Ho iniziato a fare gli auguri di buon solstizio per gioco e per anticonformismo nei primi anni 2000, quando arrivavano centinaia di auguri copia e incolla, inoltrati via sms. Negli anni ho deciso che poteva essere un'occasione per condividere, con i miei contatti, un momento di riflessione. Ma ho voluto mantenere l'enfasi sul solstizio per sottolineare come la celebrazione del periodo più buio dell'anno, preludio al sole che rinasce, sia un rito universale.

Perché universale è la necessità di dare un senso al tempo che scorre, al susseguirsi delle stagioni, ai momenti importanti delle comunità e delle persone. Attribuire un senso a quello che ci accade è un bisogno fondamentale, soprattutto nei momenti più difficili.

L'anno che si conclude è stato segnato, per me, dalla scomparsa di mio padre. La ricerca del senso si è fatta, in questi mesi, più impellente.

I legami più importanti, quelli con le persone che amiamo, ampliano i nostri confini. La mia identità non è circoscritta a me, ma include anche le persone a cui voglio bene, che diventano una parte di me. Per questa ragione, quando queste persone vengono a mancare, ci sentiamo simbolicamente mutilati. Una parte di noi viene a mancare, e quel vuoto non è colmabile.
La relazione, però, è reciproca. Noi diventiamo una parte di loro, e quella parte di loro resta in noi. Dolorosa, ma viva. E ci resta la responsabilità, ma anche il potere, di coltivarla.

Mi è capitato di chiedermi cosa mi abbia insegnato mio padre.

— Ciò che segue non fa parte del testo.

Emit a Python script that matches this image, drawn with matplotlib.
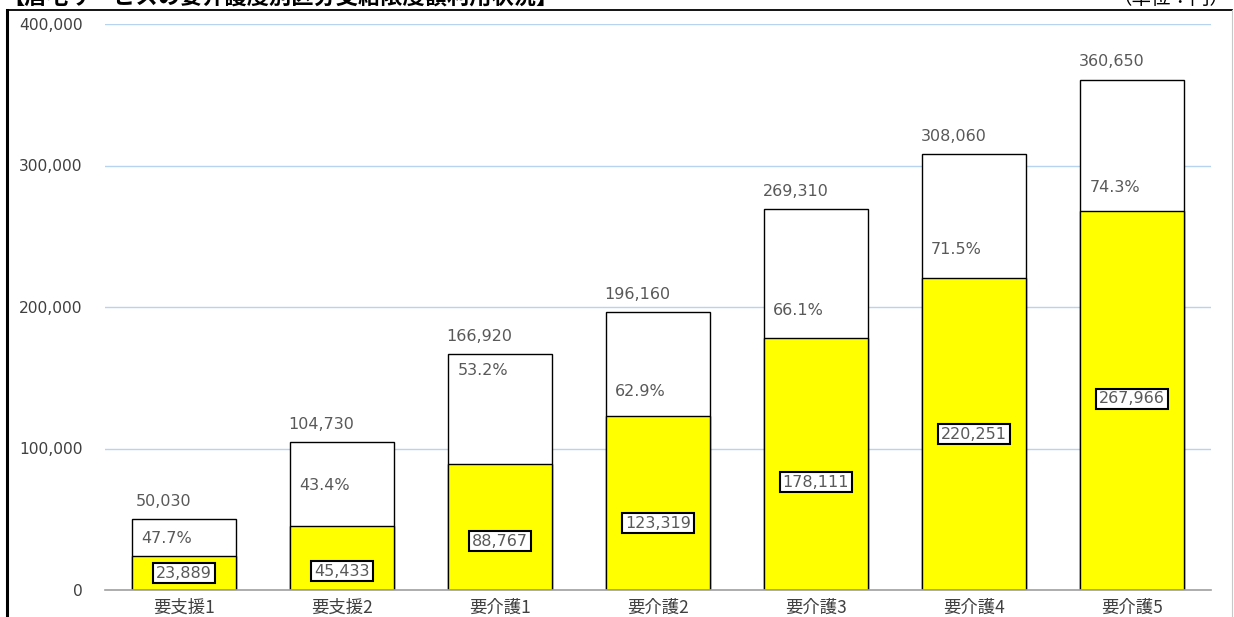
import numpy as np
import matplotlib
matplotlib.use('Agg')
import matplotlib.pyplot as plt
from matplotlib.lines import Line2D
from matplotlib.ticker import FuncFormatter

plt.rcParams['font.family'] = ['DejaVu Sans', 'Noto Sans CJK JP']

# Data
categories = ['要支援1', '要支援2', '要介護1', '要介護2', '要介護3', '要介護4', '要介護5']
limit_amount = [50030, 104730, 166920, 196160, 269310, 308060, 360650]
used_amount = [23889, 45433, 88767, 123319, 178111, 220251, 267966]
usage_rate = [47.7, 43.4, 53.2, 62.9, 66.1, 71.5, 74.3]

# label heights (data units), placed by hand in the original
rate_label_y = [36700, 74200, 154800, 140600, 197200, 240300, 284100]
used_label_y = [12000, 13400, 34600, 47300, 76300, 110200, 135000]

W, H = 1234, 617
fig = plt.figure(figsize=(W / 100, H / 100), dpi=100)
ax = fig.add_axes([105 / W, 1 - 590 / H, (1211 - 105) / W, (590 - 24) / H])

x = np.arange(len(categories))
bar_w = 0.66

# white bar = full limit, yellow bar = used part
ax.bar(x, limit_amount, width=bar_w, color='white', edgecolor='black', linewidth=1, zorder=2)
ax.bar(x, used_amount, width=bar_w, color='#ffff00', edgecolor='black', linewidth=1, zorder=3)

txt_color = '#595959'
for i in range(len(x)):
  ax.text(x[i] - 0.13, limit_amount[i] + 12500, f'{limit_amount[i]:,}', ha='center', va='center',
          fontsize=11.5, color=txt_color, zorder=5)
  ax.text(x[i] - 0.11, rate_label_y[i], f'{usage_rate[i]:.1f}%', ha='center', va='center',
          fontsize=11.5, color=txt_color, zorder=5)
  ax.text(x[i], used_label_y[i], f'{used_amount[i]:,}', ha='center', va='center',
          fontsize=11.5, color=txt_color, zorder=5,
          bbox=dict(boxstyle='square,pad=0.18', facecolor='white', edgecolor='black', linewidth=1.5))

ax.set_xlim(-0.5, len(categories) - 0.5)
ax.set_ylim(0, 400000)
ax.set_yticks([0, 100000, 200000, 300000, 400000])
ax.yaxis.set_major_formatter(FuncFormatter(lambda v, p: f'{int(v):,}'))
ax.set_xticks(x)
ax.set_xticklabels(categories, fontsize=12.5, color='#404040', family=['Noto Sans CJK JP', 'DejaVu Sans'])
ax.tick_params(axis='y', length=0, pad=16, labelsize=11.2, labelcolor='#404040')
ax.tick_params(axis='x', length=0, pad=6)

ax.grid(axis='y', color='#b7d3ee', linewidth=1, zorder=0)
ax.set_axisbelow(True)
for s in ['top', 'right', 'left']:
  ax.spines[s].set_visible(False)
ax.spines['bottom'].set_color('#a0a0a0')
ax.spines['bottom'].set_linewidth(1.2)
ax.spines['bottom'].set_zorder(4)

# outer frame of the original sheet
fig.add_artist(Line2D([7 / W, 7 / W], [0, 1 - 10 / H], color='black', linewidth=2.2))
fig.add_artist(Line2D([7 / W, 1232 / W], [1 - 10 / H, 1 - 10 / H], color='black', linewidth=1.3))
fig.add_artist(Line2D([1232 / W, 1232 / W], [0, 1 - 10 / H], color='#c8c8c8', linewidth=0.8))

# title cut off at the top edge, as in the original
fig.text(2 / W, 1 - 9 / H, '【居宅サービスの要介護度別区分支給限度額利用状況】', ha='left', va='bottom',
         fontsize=16, fontweight='bold', family=['Noto Sans CJK JP', 'DejaVu Sans'])
fig.text(1230 / W, 1 - 9 / H, '（単位：円）', ha='right', va='bottom',
         fontsize=14, family=['Noto Sans CJK JP', 'DejaVu Sans'])

fig.savefig('out.png', dpi=100)
plt.close(fig)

E mi sono reso conto di non ricordare un episodio in cui lui mi abbia esplicitamente insegnato qualcosa. Un paio di anni fa gli dissi "certo che avresti potuto insegnarmi a lavorare il legno". La sua risposta fu perentoria: "l'arte bisogna robarla".
In fondo, vale anche per l'arte di vivere. Non si insegna, bisogna rubarla. E lui non mi ha insegnato nulla, ma mi ha trasmesso tanto. Davvero tanto. Alcuni aspetti sono talmente parte di me che costituiscono una sorta di DNA culturale. Compreso qualche difetto che ho ereditato. Ci sono poi cose di lui che davo per scontate ed ho imparato ad apprezzare solo negli ultimi anni. E di altre non sono probabilmente ancora consapevole, sono come semi gettati in un terreno non ancora pronto ad accoglierli.

Il mio buon proposito per l'anno nuovo è di coltivare quella parte di lui che vive in me, e di permettere ai semi che mi ha trasmesso di fiorire.
Ed è l'augurio che faccio anche a voi: lasciate fiorire i semi buoni che chi vi ama ha seminato in voi.

Buon anno e buone feste.

Per approfondire

Il meccanismo per cui le persone che amiamo diventano parte di noi si chiama "modello di espansione del sé" e "inclusione dell'altro|a nel sé".